I know about chemical synapses (the "usual" synapses with gain, and which we model with weights in artificial neural networks, and which transmit information in forward mode), I also know about electrical synapses (fast, no gain, bidirectional, possibly mediator of the backpropagation signal?) but I don't know what they refer to with "axonal transmission" ? surely they don't just mean pulse propagation along the axon, can someone point me to the accepted mechanism of axonal transmission across neurons? from cell body to synapse is just transmission line along the same neuron...
also correlation is not necessarily propagation, consider for example shining a laser dot on a distant wall, and rotating the beam such that the spot moves faster than light: this is perfectly possible, but no physical signal is moving faster than light, rather the dot at some initial time and the dot at a later time are correlated, but are both the result of a laser reflecting of a rotating mirror.
in order to eliminate a mutual cause, you dont make a local cut in some neuronal tissue, you fully separate the tissue, and then measure their electrical activity (preferably optically using a nematic liquid crystal as they used in the past to inspect voltage levels on chips under microscopes) while mounted on micron precision translation stage, and starting from a distance, slowly have the samples approach and measure their correlation, and do the same experiment without a neuron culture, because the correlation may be due to stray electric fields from the environment (another common cause, like the laser for the lightspeed dots)

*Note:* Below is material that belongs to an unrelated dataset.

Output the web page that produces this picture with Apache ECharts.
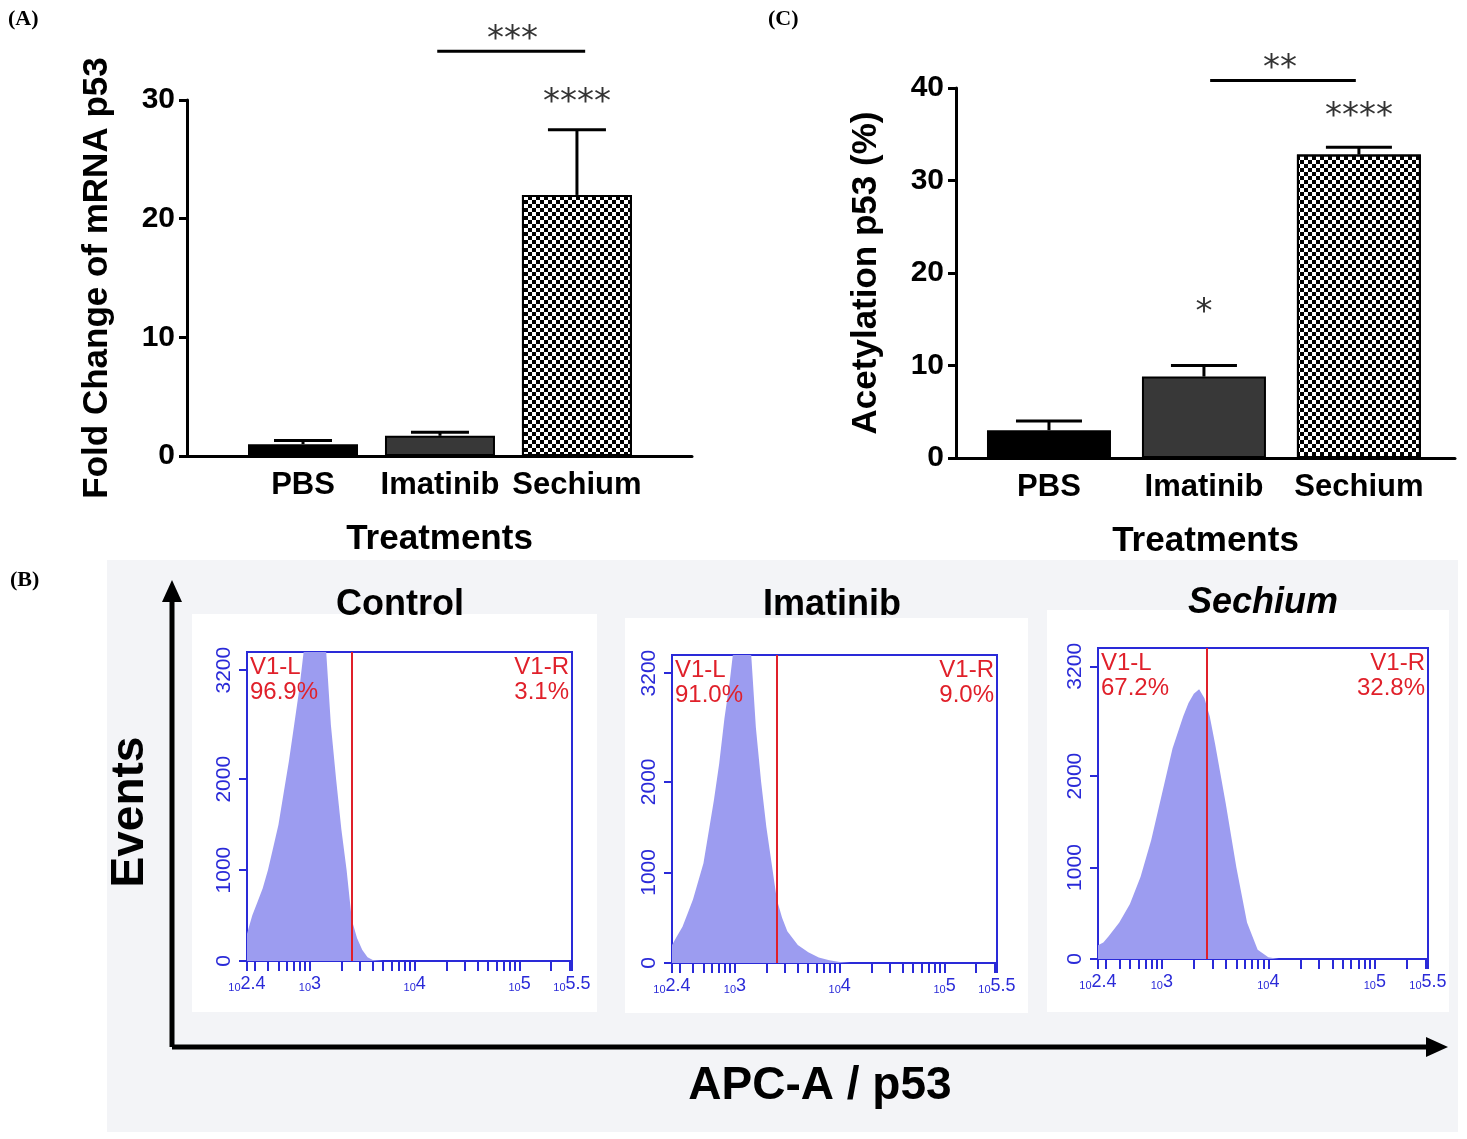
<!DOCTYPE html>
<html><head><meta charset="utf-8">
<script src="https://cdn.jsdelivr.net/npm/echarts@6/dist/echarts.min.js"></script>
<style>html,body{margin:0;background:#fff}#c{width:1467px;height:1139px}</style>
</head><body><div id="c"></div>
<script>
// panel A: fold change of mRNA p53
const treatments = ['PBS', 'Imatinib', 'Sechium'];
const foldMean = [1.0, 1.7, 22.0];
const foldUpper = [1.3, 2.0, 27.5];
const foldTicks = [0, 10, 20, 30];
// panel C: acetylation p53 (%)
const acetMean = [3.0, 8.8, 32.8];
const acetUpper = [4.0, 10.0, 33.6];
const acetTicks = [0, 10, 20, 30, 40];
// significance marks [x1, x2, y] and [x, y, text]
const sigLinesA = [[1.98, 3.06, 34.1]];
const starsA = [[2.53, 35.0, '***'], [3, 29.7, '****']];
const sigLinesC = [[2.04, 2.98, 40.8]];
const starsC = [[2.49, 42.0, '**'], [3, 36.8, '****'], [2, 15.7, '*']];
// panel B: histograms, x = log10(APC-A), y = events
const histTitles = ['Control', 'Imatinib', 'Sechium'];
const gatePos = [3.40, 3.40, 3.42];
const leftPct = ['96.9%', '91.0%', '67.2%'];
const rightPct = ['3.1%', '9.0%', '32.8%'];
const histControl = [[2.4,300],[2.45,500],[2.5,650],[2.55,800],[2.6,1000],[2.65,1250],[2.7,1500],[2.75,1850],[2.8,2200],[2.85,2600],[2.9,3000],[2.95,3500],[3.0,3600],[3.1,3600],[3.15,3500],[3.2,2600],[3.25,2000],[3.3,1450],[3.35,1000],[3.4,450],[3.45,250],[3.5,120],[3.55,40],[3.6,10],[3.7,0],[5.5,0]];
const histImatinib = [[2.4,200],[2.45,300],[2.5,400],[2.55,550],[2.6,700],[2.7,1100],[2.8,1800],[2.85,2200],[2.9,2700],[2.95,3100],[3.0,3600],[3.1,3600],[3.15,3500],[3.2,2600],[3.25,2000],[3.3,1500],[3.35,1100],[3.4,700],[3.45,500],[3.5,350],[3.6,200],[3.7,120],[3.8,60],[3.9,30],[4.0,10],[4.1,0],[5.5,0]];
const histSechium = [[2.4,150],[2.45,180],[2.5,250],[2.6,400],[2.7,600],[2.8,900],[2.9,1300],[3.0,1800],[3.1,2300],[3.2,2650],[3.25,2800],[3.3,2900],[3.35,2950],[3.4,2850],[3.45,2650],[3.5,2350],[3.6,1700],[3.7,1000],[3.8,400],[3.9,100],[4.0,20],[4.1,0],[5.5,0]];
const histData = [histControl, histImatinib, histSechium];
const histYLabels = [0, 1000, 2000, 3200];
const histXMajor = [2.4, 3, 4, 5, 5.5];
const histXLabels = ['2.4', '3', '4', '5', '5.5'];
const histXMinor = [300,400,500,600,700,800,900,2000,3000,4000,5000,6000,7000,8000,9000,20000,30000,40000,50000,60000,70000,80000,90000,200000,300000].map(v => Math.log10(v));

const chart = echarts.init(document.getElementById('c'));
const bold = 'Liberation Sans';
const blue = '#2a2ad8';

function barAxes(gi, min, max, ticks, title, nameGap) {
    return {
        x: {type: 'value', gridIndex: gi, min: min, max: max, splitLine: {show: false},
            axisLine: {lineStyle: {color: '#000', width: 3}}, axisTick: {show: false},
            axisLabel: {customValues: [1, 2, 3], formatter: v => treatments[Math.round(v) - 1],
                fontFamily: bold, fontWeight: 'bold', fontSize: 31, color: '#000', margin: 14},
            name: 'Treatments', nameLocation: 'middle', nameGap: 66,
            nameTextStyle: {fontFamily: bold, fontWeight: 'bold', fontSize: 35, color: '#000'}},
        y: {type: 'value', gridIndex: gi, min: 0, max: ticks[ticks.length - 1], interval: 10,
            splitLine: {show: false}, axisLine: {show: true, lineStyle: {color: '#000', width: 3}},
            axisTick: {show: true, length: 8, lineStyle: {width: 3}},
            axisLabel: {fontFamily: bold, fontWeight: 'bold', fontSize: 30, color: '#000', margin: 12},
            name: title, nameLocation: 'middle', nameGap: nameGap, nameRotate: 90,
            nameTextStyle: {fontFamily: bold, fontWeight: 'bold', fontSize: 35, color: '#000'}}
    };
}
const axA = barAxes(0, 0.153, 3.84, foldTicks, 'Fold Change of mRNA p53', 72);
const axC = barAxes(1, 0.4, 3.62, acetTicks, 'Acetylation p53 (%)', 72);

const checker = {symbol: 'rect', symbolSize: 1, color: '#000', dashArrayX: [[4, 4], [0, 4, 4, 0]], dashArrayY: [4, 0]};
function bars(gi, means, width) {
    return {type: 'bar', xAxisIndex: gi, yAxisIndex: gi, barWidth: width,
        data: means.map((m, i) => ({value: [i + 1, m], itemStyle: i === 2 ?
            {color: '#fff', borderColor: '#000', borderWidth: 2, decal: checker} :
            {color: i === 0 ? '#000' : '#383838', borderColor: '#000', borderWidth: 2}}))};
}
function errs(gi, means, uppers, cap) {
    return {type: 'custom', xAxisIndex: gi, yAxisIndex: gi, clip: false,
        data: means.map((m, i) => [i + 1, m, uppers[i]]),
        renderItem: (p, api) => {
            const a = api.coord([api.value(0), api.value(1)]), b = api.coord([api.value(0), api.value(2)]);
            const st = {stroke: '#000', lineWidth: 3};
            return {type: 'group', children: [
                {type: 'line', shape: {x1: a[0], y1: a[1], x2: b[0], y2: b[1]}, style: st},
                {type: 'line', shape: {x1: b[0] - cap / 2, y1: b[1], x2: b[0] + cap / 2, y2: b[1]}, style: st}]};
        }};
}
function sigLines(gi, lines) {
    return {type: 'custom', xAxisIndex: gi, yAxisIndex: gi, clip: false, data: lines,
        renderItem: (p, api) => {
            const a = api.coord([api.value(0), api.value(2)]), b = api.coord([api.value(1), api.value(2)]);
            return {type: 'line', shape: {x1: a[0], y1: a[1], x2: b[0], y2: b[1]}, style: {stroke: '#000', lineWidth: 3}};
        }};
}
function stars(gi, list) {
    return {type: 'custom', xAxisIndex: gi, yAxisIndex: gi, clip: false,
        data: list.map(s => [s[0], s[1]]),
        renderItem: (p, api) => {
            const a = api.coord([api.value(0), api.value(1)]);
            return {type: 'text', x: a[0], y: a[1], style: {text: list[p.dataIndex][2], fontSize: 34,
                fontFamily: 'DejaVu Sans', fill: '#333', align: 'center', verticalAlign: 'middle'}};
        }};
}

const histGrids = [[247, 652, 325, 309], [672, 655, 325, 308], [1098, 648, 330, 311]];
const xAxes = [axA.x, axC.x], yAxes = [axA.y, axC.y];
const grids = [
    {left: 187, top: 100, width: 505, height: 356},
    {left: 956, top: 88, width: 499, height: 370}
];
const series = [bars(0, foldMean, 110), errs(0, foldMean, foldUpper, 58), sigLines(0, sigLinesA), stars(0, starsA),
    bars(1, acetMean, 124), errs(1, acetMean, acetUpper, 66), sigLines(1, sigLinesC), stars(1, starsC)];
const graphics = [
    {type: 'rect', shape: {x: 107, y: 560, width: 1351, height: 572}, style: {fill: '#f3f4f7'}, z: -10},
    {type: 'text', x: 8, y: 8, style: {text: '(A)', font: 'bold 22px Liberation Serif', fill: '#000'}},
    {type: 'text', x: 768, y: 8, style: {text: '(C)', font: 'bold 22px Liberation Serif', fill: '#000'}},
    {type: 'text', x: 10, y: 569, style: {text: '(B)', font: 'bold 22px Liberation Serif', fill: '#000'}},
    {type: 'line', shape: {x1: 172, y1: 1047, x2: 172, y2: 592}, style: {stroke: '#000', lineWidth: 5}},
    {type: 'polygon', shape: {points: [[172, 580], [162, 602], [182, 602]]}, style: {fill: '#000'}},
    {type: 'line', shape: {x1: 172, y1: 1047, x2: 1432, y2: 1047}, style: {stroke: '#000', lineWidth: 5}},
    {type: 'polygon', shape: {points: [[1448, 1047], [1426, 1037], [1426, 1057]]}, style: {fill: '#000'}},
    {type: 'text', x: 130, y: 812, rotation: Math.PI / 2, style: {text: 'Events', font: 'bold 46px Liberation Sans', fill: '#000', align: 'center', verticalAlign: 'middle'}},
    {type: 'text', x: 820, y: 1086, style: {text: 'APC-A / p53', font: 'bold 46px Liberation Sans', fill: '#000', align: 'center', verticalAlign: 'middle'}}
];
const titleX = [400, 832, 1263], titleY = [605, 605, 603], boxes = [[192, 614, 405, 398], [625, 618, 403, 395], [1047, 610, 402, 402]];
histData.forEach((d, i) => {
    const gi = i + 2, g = histGrids[i];
    grids.push({left: g[0], top: g[1], width: g[2], height: g[3], show: true, borderColor: blue, borderWidth: 2, backgroundColor: 'transparent'});
    graphics.push({type: 'rect', shape: {x: boxes[i][0], y: boxes[i][1], width: boxes[i][2], height: boxes[i][3]}, style: {fill: '#fff'}, z: -5});
    graphics.push({type: 'text', x: titleX[i], y: titleY[i], style: {text: histTitles[i], font: (i === 2 ? 'italic ' : '') + 'bold 36px Liberation Sans', fill: '#000', align: 'center', verticalAlign: 'middle'}});
    graphics.push({type: 'text', z: 100, x: g[0] + 3, y: g[1] + 3, style: {text: 'V1-L\n' + leftPct[i], font: '24px Liberation Sans', fill: '#e0202a', lineHeight: 25}});
    graphics.push({type: 'text', z: 100, x: g[0] + g[2] - 3, y: g[1] + 3, style: {text: 'V1-R\n' + rightPct[i], font: '24px Liberation Sans', fill: '#e0202a', lineHeight: 25, align: 'right'}});
    xAxes.push({type: 'value', gridIndex: gi, min: 2.4, max: 5.5, splitLine: {show: false},
        axisLine: {lineStyle: {color: blue, width: 2}},
        axisTick: {customValues: histXMajor.concat(histXMinor), length: 10, lineStyle: {color: blue, width: 2}},
        axisLabel: {customValues: histXMajor, formatter: v => '{b|10}{s|' + histXLabels[histXMajor.findIndex(m => Math.abs(m - v) < 1e-6)] + '}',
            margin: 14, rich: {b: {fontSize: 11, color: blue, padding: [6, 0, 0, 0]}, s: {fontSize: 18, color: blue, padding: [0, 0, 2, 0]}}}});
    yAxes.push({type: 'value', gridIndex: gi, min: 0, max: 3400, splitLine: {show: false},
        axisLine: {show: true, lineStyle: {color: blue, width: 2}},
        axisTick: {show: true, customValues: histYLabels, length: 8, lineStyle: {color: blue, width: 2}},
        axisLabel: {customValues: histYLabels, formatter: v => String(v), rotate: 90, fontSize: 21, color: blue, margin: 12, fontFamily: 'Liberation Sans'}});
    series.push({type: 'line', xAxisIndex: gi, yAxisIndex: gi, data: d, showSymbol: false, clip: true, z: 1,
        lineStyle: {width: 0}, areaStyle: {color: '#9c9cf0', opacity: 1},
        markLine: {symbol: 'none', silent: true, label: {show: false}, lineStyle: {color: '#e0202a', width: 2, type: 'solid'}, data: [{xAxis: gatePos[i]}]}});
});

chart.setOption({animation: false, grid: grids, xAxis: xAxes, yAxis: yAxes, series: series, graphic: graphics});
</script></body></html>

use 2 different wavelengths (and corresponding filters at the detectors) of light to measure the optical activity of the nematic liquid crystal sensors, in order to make sure no light is leaking through...
According to wikipedia https://en.wikipedia.org/wiki/Axonal_transport :
>Since some axons are on the order of meters long, neurons cannot rely on diffusion to carry products of the nucleus and organelles to the end of their axons.
and:
>Vesicular cargoes move relatively fast (50–400 mm/day) whereas transport of soluble (cytosolic) and cytoskeletal proteins takes much longer (moving at less than 8 mm/day).
note that the flow of material in axonal transport is retrograde (i.e. in the opposite direction of pulse transmission), so any feedback, adjoint sensitivity or backpropagation signal - if it exists - to implement Automatic Differentiation in a physical manner, might move at such speeds. I don't know the typical axon lengths (please tell me if you know or can refer me to measured distributions of axon length), but this maximum of about 1000mm implies 125 days (8mm/day) or 2.5 days (400mm/day). If we assume the dimension of the brain as a typical axon length i.e. 10cm = 100mm then this becomes 12.5 days (400mm/day) and 0.25 days or six hours (8mm/day). For 1cm we have 30 hours (8mm/d) and 36 minutes (400mm/d). For 1cm to 10cm typical axon lengths and shorter indeed seem like the kind of time frame of learning, i.e. the weights may be modified during sleep, and the delay line of materials undergoing axonal transport in each axon contain echoes or memories of synaptic activity during the day.